Some of you may have noticed a new market data feature has gone live on the front page.

This data which covers numerous indexes has been provided by the good people at Iguana2, so be sure to check out their new streaming market information platform Spark.

Hope you all find this new feature useful.


----------



## Timmy (25 June 2009)

This is a nice little reference tool thanks Joe!

Does anyone know much about Spark (the link under the market data feature)?  The market depth graphic and order age graphic look like they could be useful and I haven't seen anything like this elsewhere in any market.


----------



## Trembling Hand (25 June 2009)

I beta tested that software. It has a very nice replay feature and a really good live stock screening thingo for the ASX.


----------



## skc (25 June 2009)

Trembling Hand said:


> I beta tested that software. It has a very nice replay feature and a really good live stock screening thingo for the ASX.

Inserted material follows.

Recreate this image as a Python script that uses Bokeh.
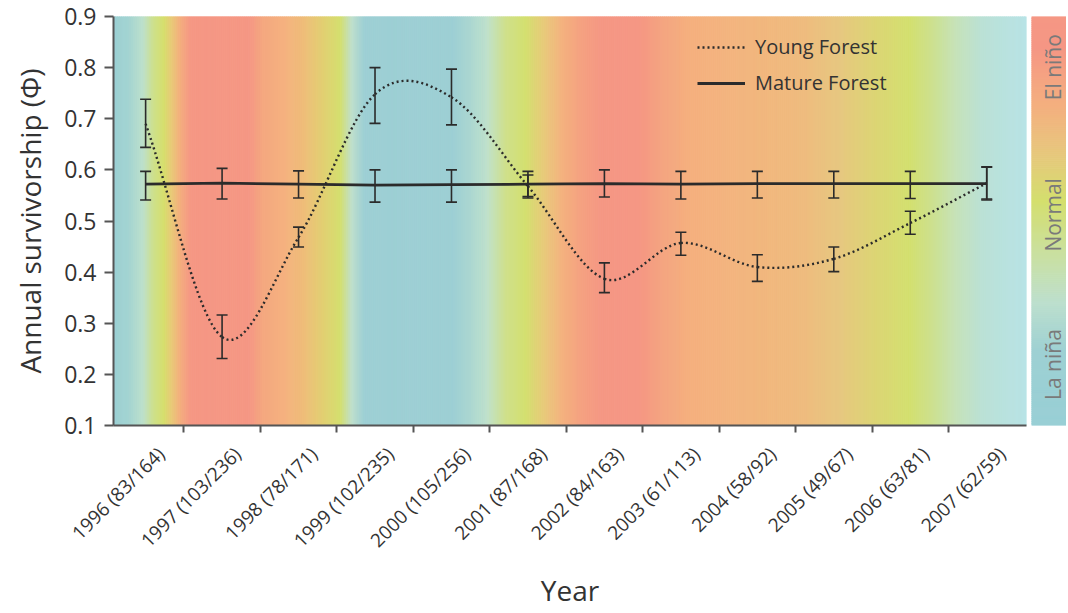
import numpy as np
from math import pi
from bokeh.plotting import figure
from bokeh.models import Range1d, FixedTicker, ColumnDataSource, Legend, LegendItem
from bokeh.layouts import row
from bokeh.embed import file_html
from bokeh.resources import INLINE
from bokeh.core.properties import value

# ---------------- data ----------------
years = [1996, 1997, 1998, 1999, 2000, 2001, 2002, 2003, 2004, 2005, 2006, 2007]
tick_labels = ["1996 (83/164)", "1997 (103/236)", "1998 (78/171)", "1999 (102/235)",
               "2000 (105/256)", "2001 (87/168)", "2002 (84/163)", "2003 (61/113)",
               "2004 (58/92)", "2005 (49/67)", "2006 (63/81)", "2007 (62/59)"]

young_phi = [0.690, 0.273, 0.468, 0.748, 0.742, 0.568, 0.387, 0.457, 0.410, 0.426, 0.496, 0.574]
young_lo  = [0.644, 0.231, 0.449, 0.691, 0.688, 0.548, 0.360, 0.433, 0.382, 0.401, 0.474, 0.543]
young_hi  = [0.738, 0.316, 0.488, 0.800, 0.797, 0.590, 0.418, 0.478, 0.434, 0.449, 0.519, 0.606]

mature_phi = [0.572, 0.574, 0.572, 0.570, 0.571, 0.572, 0.573, 0.572, 0.573, 0.573, 0.573, 0.573]
mature_lo  = [0.541, 0.543, 0.545, 0.537, 0.537, 0.545, 0.547, 0.543, 0.545, 0.545, 0.544, 0.541]
mature_hi  = [0.597, 0.603, 0.598, 0.600, 0.600, 0.597, 0.600, 0.597, 0.597, 0.597, 0.597, 0.605]

y_ticks = [0.1, 0.2, 0.3, 0.4, 0.5, 0.6, 0.7, 0.8, 0.9]

# ENSO background: (year, colour) stops
enso_years = [1995.58, 1995.78, 1995.97, 1996.10, 1996.24, 1996.35, 1996.46, 1996.59,
              1997.37, 1997.53, 1997.83, 1998.09, 1998.32, 1998.55, 1998.70, 1998.86,
              2000.03, 2000.25, 2000.47, 2000.71, 2000.97, 2001.22, 2001.45, 2001.72,
              2001.97, 2002.47, 2002.80, 2003.13, 2004.60, 2005.10, 2005.55, 2006.00,
              2006.27, 2006.60, 2006.95, 2007.52]
enso_colors = ["#9bcfd4", "#a3d4d2", "#bde0cc", "#cde08e", "#d5df6c", "#e9c877", "#f4ad7e", "#f59784",
               "#f59784", "#f4a77f", "#f5b27f", "#eebf7a", "#e2cf72", "#d4df6e", "#bfdfcc", "#9dcfd4",
               "#9dcfd4", "#abd7d1", "#c0e1cc", "#cfe08c", "#d3e06f", "#e8c97a", "#f4b27f", "#f5a080",
               "#f59784", "#f59784", "#f4a680", "#f5b07f", "#efbb7e", "#e6c880", "#dcd574", "#d3e06f",
               "#cde08c", "#c6e2b8", "#bae1d6", "#b8e3e6"]

# colour-bar stops (0 = La niña, 1 = El niño)
bar_pos = [0.0, 0.18, 0.30, 0.40, 0.55, 0.66, 0.78, 0.92, 1.0]
bar_colors = ["#99cfd5", "#9dd0d3", "#bcdfcd", "#c8e0a8", "#d4df6e", "#e6c87c", "#f4b07f", "#f59784", "#f59784"]
bar_labels = ["El niño", "Normal", "La niña"]
bar_label_pos = [0.876, 0.515, 0.149]

FONT = "Open Sans"
TXT = "#333333"
INK = "#2b2b2b"


def hex2rgb(h):
    h = h.lstrip("#")
    return [int(h[i:i + 2], 16) for i in (0, 2, 4)]


def interp_colors(pos, stops, cols):
    rgb = np.array([hex2rgb(c) for c in cols], dtype=float)
    out = []
    for p_ in pos:
        r = np.interp(p_, stops, rgb[:, 0])
        g = np.interp(p_, stops, rgb[:, 1])
        b = np.interp(p_, stops, rgb[:, 2])
        out.append("#%02x%02x%02x" % (int(round(r)), int(round(g)), int(round(b))))
    return out


x = np.arange(len(years), dtype=float)
x0 = years[0]
XL, XR = -0.42, 11.52
H = 612
BB = 186

p = figure(width=1030, height=H, x_range=Range1d(XL, XR), y_range=Range1d(0.1, 0.9),
           output_backend="svg", toolbar_location=None,
           min_border_left=113, min_border_right=4, min_border_top=16, min_border_bottom=BB)
p.outline_line_color = None
p.grid.visible = False
p.background_fill_color = "white"

# background gradient
edges = np.linspace(XL, XR, 460)
mids = (edges[:-1] + edges[1:]) / 2
bg_cols = interp_colors(mids + x0, enso_years, enso_colors)
p.quad(left=edges[:-1], right=edges[1:], bottom=0.1, top=0.9,
       fill_color=bg_cols, line_color=bg_cols, line_width=1)

# error bars (vertical segments + caps)
for lo, hi in ((young_lo, young_hi), (mature_lo, mature_hi)):
    p.segment(x0=x, y0=lo, x1=x, y1=hi, line_color=INK, line_width=1.6)
    p.scatter(x=np.concatenate([x, x]), y=np.concatenate([lo, hi]), marker="dash",
              size=11, line_color=INK, line_width=1.6)

# mature forest line
r_m = p.line(x, mature_phi, line_color=INK, line_width=2.8)

# young forest: smooth curve (Catmull-Rom as Bezier segments)
yp = np.array(young_phi)
m = np.zeros_like(yp)
m[1:-1] = (yp[2:] - yp[:-2]) / 2
m[0] = yp[1] - yp[0]
m[-1] = yp[-1] - yp[-2]
r_y = p.bezier(x0=x[:-1], y0=yp[:-1], x1=x[1:], y1=yp[1:],
               cx0=x[:-1] + 1 / 3, cy0=yp[:-1] + m[:-1] / 3,
               cx1=x[1:] - 1 / 3, cy1=yp[1:] - m[1:] / 3,
               line_color=INK, line_width=2.4, line_dash="2 3")

# legend
leg = Legend(items=[LegendItem(label="Young Forest", renderers=[r_y], index=0),
                    LegendItem(label="Mature Forest", renderers=[r_m], index=0)],
             location=(584, 329), border_line_color=None, background_fill_alpha=0,
             glyph_width=48, glyph_height=24, label_height=24, spacing=9,
             label_standoff=10, padding=0, margin=0,
             label_text_font=FONT, label_text_font_size="20px", label_text_color=TXT)
p.add_layout(leg)

# axes
ya = p.yaxis[0]
ya.ticker = FixedTicker(ticks=y_ticks)
ya.axis_label = "Annual survivorship (Φ)"
xa = p.xaxis[0]
lab_x = x + 0.2
xa.ticker = FixedTicker(ticks=list(lab_x), minor_ticks=list(x[:-1] + 0.5))
xa.major_label_overrides = {float(v): lab for v, lab in zip(lab_x, tick_labels)}
xa.major_label_orientation = pi / 4
xa.axis_label = "Year"
xa.major_tick_out = 0
xa.major_tick_in = 0
xa.minor_tick_out = 7
xa.minor_tick_in = 0
ya.minor_tick_out = 0
ya.minor_tick_in = 0
ya.major_tick_out = 9
ya.major_tick_in = 0
for ax in (xa, ya):
    ax.axis_line_color = "#555555"
    ax.axis_line_width = 2
    ax.major_tick_line_color = "#555555"
    ax.major_tick_line_width = 2
    ax.minor_tick_line_color = "#555555"
    ax.minor_tick_line_width = 2
    ax.major_label_text_font = FONT
    ax.major_label_text_color = TXT
    ax.axis_label_text_font = FONT
    ax.axis_label_text_font_style = "normal"
    ax.axis_label_text_color = TXT
    ax.axis_label_text_font_size = "28px"
ya.major_label_text_font_size = "23px"
xa.major_label_text_font_size = "19px"
ya.axis_label_standoff = 12
xa.axis_label_standoff = 6
ya.major_label_standoff = 8
xa.major_label_standoff = 18

# colour bar figure
p2 = figure(width=36, height=H, x_range=Range1d(0, 1), y_range=Range1d(0, 1),
            output_backend="svg", toolbar_location=None, x_axis_type=None, y_axis_type=None,
            min_border_left=1, min_border_right=0, min_border_top=16, min_border_bottom=BB)
p2.outline_line_color = None
p2.grid.visible = False
bedges = np.linspace(0, 1, 206)
bmids = (bedges[:-1] + bedges[1:]) / 2
bcols = interp_colors(bmids, bar_pos, bar_colors)
p2.quad(left=0, right=1, bottom=bedges[:-1], top=bedges[1:], fill_color=bcols, line_color=bcols, line_width=1)
p2.text(x=[0.6] * 3, y=bar_label_pos, text=bar_labels, angle=pi / 2,
        text_align="center", text_baseline="middle", text_color="#7a7a7a",
        text_font=value(FONT), text_font_size="21px")

layout = row(p, p2, spacing=0)
open("out.html", "w").write(file_html(layout, INLINE))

I just played around with Spark. The DOM feature takes a little while getting used to but can definitely help a scalper. And the Smartlist (i.e. live stock screening) also pretty good, although missing a volume based screen criteria.

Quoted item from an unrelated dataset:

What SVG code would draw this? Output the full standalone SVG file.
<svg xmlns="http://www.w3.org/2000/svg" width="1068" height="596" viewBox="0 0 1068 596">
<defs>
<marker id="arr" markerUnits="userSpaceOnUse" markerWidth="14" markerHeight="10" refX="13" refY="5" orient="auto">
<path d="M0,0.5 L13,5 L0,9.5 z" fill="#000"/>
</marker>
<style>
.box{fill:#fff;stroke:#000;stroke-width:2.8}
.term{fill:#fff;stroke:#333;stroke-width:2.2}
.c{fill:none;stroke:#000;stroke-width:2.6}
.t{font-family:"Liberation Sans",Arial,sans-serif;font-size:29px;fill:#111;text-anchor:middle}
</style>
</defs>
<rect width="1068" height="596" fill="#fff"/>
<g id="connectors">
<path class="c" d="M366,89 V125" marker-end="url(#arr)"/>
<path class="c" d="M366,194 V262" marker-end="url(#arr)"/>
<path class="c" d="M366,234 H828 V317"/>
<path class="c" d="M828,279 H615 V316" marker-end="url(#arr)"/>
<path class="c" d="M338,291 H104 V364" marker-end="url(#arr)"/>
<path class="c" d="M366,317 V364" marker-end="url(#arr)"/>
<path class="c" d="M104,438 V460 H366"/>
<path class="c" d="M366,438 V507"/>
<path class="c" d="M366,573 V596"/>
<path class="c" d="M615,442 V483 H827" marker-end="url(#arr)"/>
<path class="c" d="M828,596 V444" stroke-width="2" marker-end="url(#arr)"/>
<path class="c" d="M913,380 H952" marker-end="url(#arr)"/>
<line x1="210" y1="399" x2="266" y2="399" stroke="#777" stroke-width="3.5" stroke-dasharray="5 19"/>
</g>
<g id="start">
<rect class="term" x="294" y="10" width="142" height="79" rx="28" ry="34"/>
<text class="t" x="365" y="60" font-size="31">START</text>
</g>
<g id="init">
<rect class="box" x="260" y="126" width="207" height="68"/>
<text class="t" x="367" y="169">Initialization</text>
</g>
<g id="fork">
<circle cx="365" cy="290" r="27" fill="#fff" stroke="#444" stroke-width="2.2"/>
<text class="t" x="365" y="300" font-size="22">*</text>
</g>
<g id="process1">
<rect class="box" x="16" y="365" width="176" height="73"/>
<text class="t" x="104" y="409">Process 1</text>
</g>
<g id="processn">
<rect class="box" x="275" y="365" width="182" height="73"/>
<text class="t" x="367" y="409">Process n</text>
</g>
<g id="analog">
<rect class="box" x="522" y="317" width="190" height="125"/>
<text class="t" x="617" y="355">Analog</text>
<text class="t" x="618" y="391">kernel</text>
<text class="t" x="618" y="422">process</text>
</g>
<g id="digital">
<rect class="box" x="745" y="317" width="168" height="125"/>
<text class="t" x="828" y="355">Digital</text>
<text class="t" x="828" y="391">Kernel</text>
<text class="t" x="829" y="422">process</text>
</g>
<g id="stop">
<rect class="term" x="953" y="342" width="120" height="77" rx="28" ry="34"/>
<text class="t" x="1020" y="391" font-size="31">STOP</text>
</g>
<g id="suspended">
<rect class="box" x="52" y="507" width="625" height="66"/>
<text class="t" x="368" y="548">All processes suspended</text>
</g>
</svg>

The subcription price is not the cheapest ($200 / month for platform + data). But day traders doing decent size may be willing to pay for it. 

TH, do you believe the animated DOM display patterns / movements similar to what you look for when you scalp the SPI?

P.S. They don't seem to have a SPI feed into the DOM animation however.


----------



## marknz88 (26 June 2009)

I trialed spark back in may and purchased a monthly sub this month (uni holidays so I have time to actually utilise it). 

The DOM feature personally is what does it for me. 

Charting for my use is limited as you can only insert overlays and indicators, cannot physically draw support/resistance lines etc on it.

Watchlists and the news lists I find very useful for finding marker risers asap. 

It runs on multilple monitors well and all the screens are customisable to how ever you want them to be displayed. Can also link them meaning that you  only have to enter in one window the comapny code and all linked windows will change to that company showing you the info you want.

Probably wont continue using it through uni unless my timetable allows it/im making enough via it to cover it. 

If your full time day trading however it may well be worth a look and trial at least


----------



## Timmy (30 June 2009)

Trembling Hand said:


> I beta tested that software. It has a very nice replay feature and a really good live stock screening thingo for the ASX.




TH - do you know if there are any plans to extend the graphic display of the DOM to other markets/feeds.  
And in your opinion could it be valuable in something like equity index futures?


----------